Ending the emergency powers was one of the demands voiced by opposition groups which have been staging weekly protests in the Algerian capital that sought to emulate uprisings in Egypt and neighboring Tunisia.
However, one of the organizers of the protests told Reuters this week that lifting the state of emergency was not enough, and that the government must allow more democratic freedoms.
In Washington, President Barack Obama welcomed the move but said the Algerian government needed to do more.
“This is a positive sign that the government of Algeria is listening to the concerns and responding to the aspirations of its people, and we look forward to additional steps by the government that enable the Algerian people to fully exercise their universal rights,” Obama said in a statement.
“The United States is committed to continuing our cooperation with the government of Algeria as it works to represent and meet the needs of all Algerians,” he said.
An order signed by President Abdelaziz Bouteflika lifting the state of emergency came into force on Thursday after it was published in the government’s official gazette.

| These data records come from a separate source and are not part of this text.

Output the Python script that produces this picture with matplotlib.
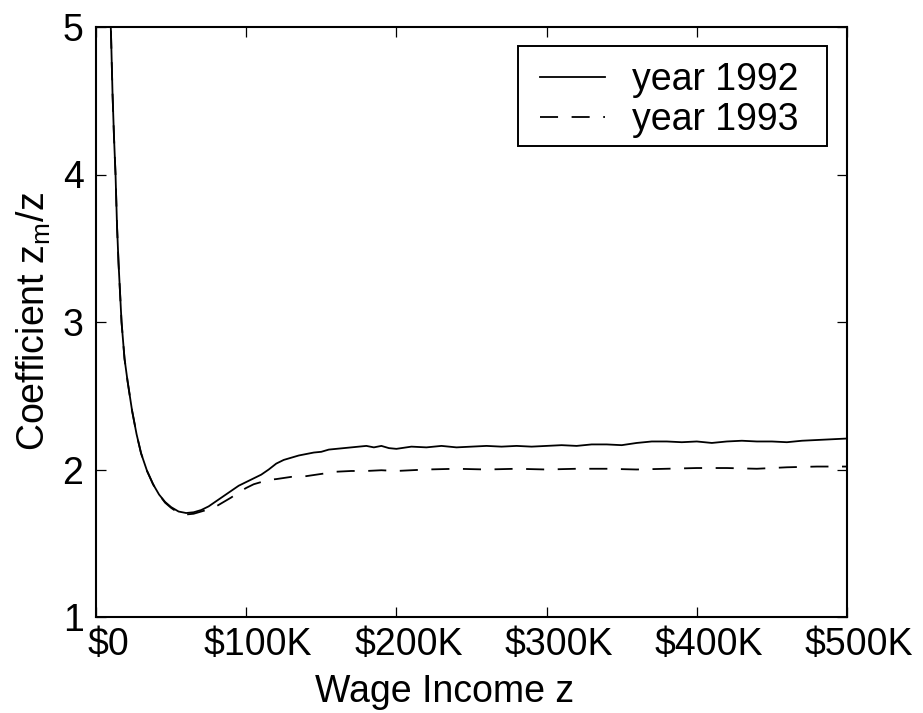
import matplotlib
matplotlib.use("Agg")
import matplotlib.pyplot as plt
from matplotlib.transforms import ScaledTranslation
from matplotlib.patches import Rectangle

plt.rcParams['font.family'] = ['Liberation Sans', 'DejaVu Sans']
plt.rcParams['mathtext.default'] = 'regular'

# Wage income (thousands of dollars)
income_1992 = [8, 9, 10, 11, 12, 13, 14, 15, 17, 19, 21, 24, 27, 30, 34, 38, 42, 46, 50, 55, 60, 65,
               70, 75, 80, 85, 90, 95, 100, 105, 110, 115, 120, 125, 130, 135, 140, 145, 150, 155,
               160, 165, 170, 175, 180, 185, 190, 195, 200, 210, 220, 230, 240, 250, 260, 270, 280,
               290, 300, 310, 320, 330, 340, 350, 360, 370, 380, 390, 400, 410, 420, 430, 440, 450,
               460, 470, 480, 490, 500]
coef_1992 = [5.6, 5.25, 4.95, 4.55, 4.25, 4.0, 3.65, 3.4, 3.0, 2.75, 2.6, 2.4, 2.24, 2.11, 1.99, 1.9,
             1.83, 1.78, 1.745, 1.715, 1.705, 1.71, 1.725, 1.75, 1.785, 1.82, 1.855, 1.89, 1.915,
             1.94, 1.965, 2.0, 2.04, 2.065, 2.08, 2.095, 2.105, 2.115, 2.12, 2.135, 2.14, 2.145,
             2.15, 2.155, 2.16, 2.15, 2.16, 2.145, 2.14, 2.155, 2.15, 2.16, 2.15, 2.155, 2.16, 2.155,
             2.16, 2.155, 2.16, 2.165, 2.16, 2.17, 2.17, 2.165, 2.18, 2.19, 2.19, 2.185, 2.19, 2.18,
             2.19, 2.195, 2.19, 2.19, 2.185, 2.195, 2.2, 2.205, 2.21]

income_1993 = [8, 9, 10, 11, 12, 13, 14, 15, 17, 19, 21, 24, 27, 30, 34, 38, 42, 46, 50, 55, 60, 65,
               70, 75, 80, 85, 90, 95, 100, 105, 110, 115, 120, 130, 140, 150, 160, 170, 180, 190,
               200, 220, 240, 260, 280, 300, 320, 340, 360, 380, 400, 420, 440, 460, 480, 500]
coef_1993 = [5.6, 5.25, 4.95, 4.55, 4.25, 4.0, 3.65, 3.4, 3.0, 2.75, 2.6, 2.4, 2.24, 2.11, 1.99, 1.9,
             1.83, 1.775, 1.74, 1.705, 1.695, 1.70, 1.715, 1.73, 1.75, 1.78, 1.81, 1.845, 1.875,
             1.9, 1.915, 1.93, 1.935, 1.95, 1.955, 1.97, 1.985, 1.99, 1.99, 1.995, 1.99, 2.0,
             2.005, 2.0, 2.005, 2.0, 2.005, 2.005, 2.0, 2.005, 2.01, 2.01, 2.005, 2.015, 2.02, 2.02]

xtick_values = [0, 100, 200, 300, 400, 500]
xtick_labels = ['$0', '$100K', '$200K', '$300K', '$400K', '$500K']
ytick_values = [1, 2, 3, 4, 5]
series_labels = ['year 1992', 'year 1993']

FS = 27
W, H = 923, 713
fig = plt.figure(figsize=(W / 100, H / 100), dpi=100)
ax_l, ax_r, ax_t, ax_b = 96, 847, 27, 617
ax = fig.add_axes([ax_l / W, 1 - ax_b / H, (ax_r - ax_l) / W, (ax_b - ax_t) / H])

ax.plot(income_1992, coef_1992, color='black', lw=1.3, label=series_labels[0])
ax.plot(income_1993, coef_1993, color='black', lw=1.3, linestyle=(0, (10, 7.5)),
        label=series_labels[1])

ax.set_xlim(0, 500)
ax.set_ylim(1, 5)
ax.set_xticks(xtick_values)
ax.set_xticklabels([l.replace('$', r'\$') for l in xtick_labels])
ax.set_yticks(ytick_values)

ax.tick_params(direction='in', length=7, width=0.9, top=True, right=True, labelsize=FS)
ax.tick_params(axis='x', pad=7)
ax.tick_params(axis='y', pad=9)
for s in ax.spines.values():
    s.set_linewidth(1.5)

shift = ScaledTranslation(12 / 100, 0, fig.dpi_scale_trans)
for lab in ax.get_xticklabels():
    lab.set_transform(lab.get_transform() + shift)

ax.set_xlabel('Wage Income z', fontsize=FS)
ax.xaxis.set_label_coords((445 - ax_l) / (ax_r - ax_l), (ax_b - 674) / (ax_b - ax_t))
ax.set_ylabel(r'Coefficient z$_m$/z', fontsize=FS)
ax.yaxis.set_label_coords((53 - ax_l) / (ax_r - ax_l), 0.5)

# legend: frame drawn as a box, entries placed inside
bx0, bx1, by0, by1 = 518, 827, 46, 146
frame = Rectangle(((bx0 - ax_l) / (ax_r - ax_l), (ax_b - by1) / (ax_b - ax_t)),
                  (bx1 - bx0) / (ax_r - ax_l), (by1 - by0) / (ax_b - ax_t),
                  transform=ax.transAxes, facecolor='white', edgecolor='black',
                  lw=1.4, zorder=4)
ax.add_patch(frame)
leg = ax.legend(loc='upper left',
                bbox_to_anchor=((540 - ax_l) / (ax_r - ax_l), (ax_b - 62) / (ax_b - ax_t)),
                borderaxespad=0, borderpad=0, frameon=False, fontsize=FS,
                handlelength=1.73, handletextpad=0.72, labelspacing=0.11)
leg.set_zorder(5)

fig.savefig('out.png', dpi=100)
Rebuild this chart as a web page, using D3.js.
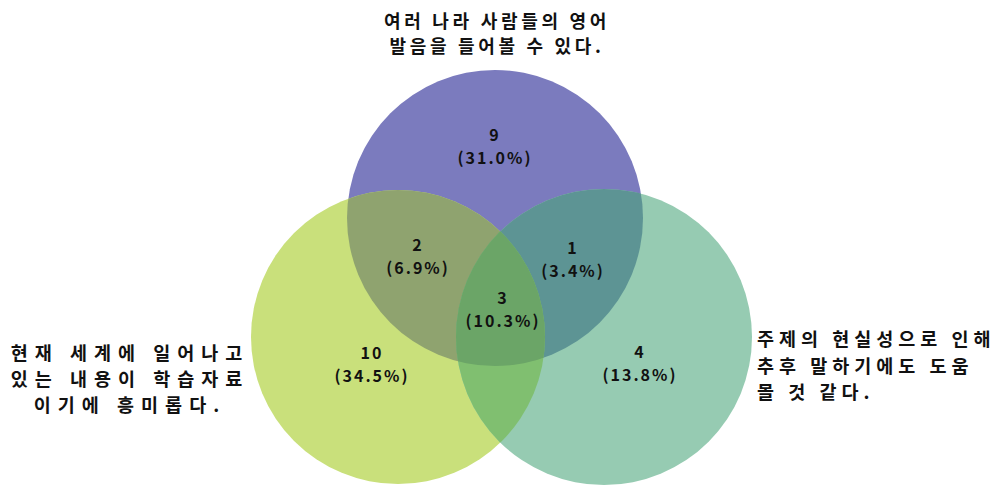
<!DOCTYPE html>
<html><head><meta charset="utf-8">
<script src="https://cdn.jsdelivr.net/npm/d3@7"></script>
<style>body{margin:0;background:#fff}svg{display:block}</style>
</head><body>
<svg id="c" width="997" height="488"></svg>
<script>
// ---- data ----
const setNames = ["top", "left", "right"];
const setLabels = [
  ["여러 나라 사람들의 영어", "발음을 들어볼 수 있다."],
  ["현재 세계에 일어나고", "있는 내용이 학습자료", "이기에 흥미롭다."],
  ["주제의 현실성으로 인해", "추후 말하기에도 도움", "몰 것 같다."]
];
const regionKeys = ["top", "top&left", "top&right", "top&left&right", "left", "right"];
const regionCounts = [9, 2, 1, 3, 10, 4];
const regionPercents = ["31.0%", "6.9%", "3.4%", "10.3%", "34.5%", "13.8%"];

// ---- layout / style ----
const circles = {
  top:   {cx: 495, cy: 218, r: 148, fill: "#7b7bbe"},
  left:  {cx: 398, cy: 337, r: 147, fill: "#c9e07b"},
  right: {cx: 604, cy: 337, r: 148, fill: "#96cbb2"}
};
const overlapFill = {
  "top&left": "#8fa36f",
  "top&right": "#5d9494",
  "left&right": "#80bf70",
  "top&left&right": "#6ba567"
};
const regionPos = {
  "top": [495, 135],
  "top&left": [418, 245],
  "top&right": [573, 248],
  "top&left&right": [503, 298],
  "left": [372, 353],
  "right": [640, 352]
};
const labelLayout = {
  top:   {x: 497, y: 22, anchor: "middle", ls: 3.7, lh: 25, fs: 18},
  left:  {x: 130, y: 354, anchor: "middle", ls: 7, lh: 26, fs: 18.5},
  right: {x: 757, y: 340, anchor: "start", ls: 5, lh: 26.5, fs: 18.5}
};

const svg = d3.select("#c");
const defs = svg.append("defs");
setNames.forEach(k => {
  const c = circles[k];
  defs.append("clipPath").attr("id", "clip-" + k)
    .append("circle").attr("cx", c.cx).attr("cy", c.cy).attr("r", c.r);
});

// base circles
svg.append("g").selectAll("circle").data(setNames).join("circle")
  .attr("cx", d => circles[d].cx).attr("cy", d => circles[d].cy)
  .attr("r", d => circles[d].r).attr("fill", d => circles[d].fill);

// pairwise overlaps
[["top","left"],["top","right"],["left","right"]].forEach(([a,b]) => {
  const c = circles[b];
  svg.append("g").attr("clip-path", `url(#clip-${a})`)
    .append("circle").attr("cx", c.cx).attr("cy", c.cy).attr("r", c.r)
    .attr("fill", overlapFill[a + "&" + b]);
});
// triple overlap
{
  const c = circles.right;
  svg.append("g").attr("clip-path", "url(#clip-top)")
    .append("g").attr("clip-path", "url(#clip-left)")
    .append("circle").attr("cx", c.cx).attr("cy", c.cy).attr("r", c.r)
    .attr("fill", overlapFill["top&left&right"]);
}

// region labels
const font = "'Noto Sans CJK KR', 'DejaVu Sans', sans-serif";
const rg = svg.append("g").attr("font-family", font).attr("font-weight", "bold")
  .attr("font-size", 16).attr("fill", "#111").attr("text-anchor", "middle");
regionKeys.forEach((k, i) => {
  const [x, y] = regionPos[k];
  const t = rg.append("text").attr("x", x).attr("y", y).attr("letter-spacing", 2);
  t.append("tspan").attr("x", x).attr("dy", "0.35em").text(regionCounts[i]);
  t.append("tspan").attr("x", x).attr("dy", 23).text("(" + regionPercents[i] + ")");
});

// set labels
const lg = svg.append("g").attr("font-family", font).attr("font-weight", "bold")
  .attr("fill", "#111");
setNames.forEach((k, i) => {
  const L = labelLayout[k];
  const t = lg.append("text").attr("text-anchor", L.anchor)
    .attr("font-size", L.fs).attr("letter-spacing", L.ls);
  setLabels[i].forEach((line, j) => {
    t.append("tspan").attr("x", L.x).attr("y", L.y + j * L.lh).attr("dy", "0.35em").text(line);
  });
});
</script>
</body></html>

Algeria is a major energy exporter that pumps gas via pipelines under the Mediterranean to Europe.
The state of emergency was imposed to help the authorities combat Islamist rebels, but in the past few years the violence has subsided and government critics have alleged the emergency rules are being used to repress political freedoms.
The lifting of the state of emergency will have few practical implications. New rules were also adopted which will allow the military to continue involving itself in domestic security, as it had done under the emergency powers.
The emergency rules banned protest marches in Algiers, but Bouteflika said this month the restriction would remain in force indefinitely.
Bouteflika, who is 73, is likely to remain under pressure — both from protesters and from inside the ruling establishment — to deliver more change and to explain to the public what he plans to do.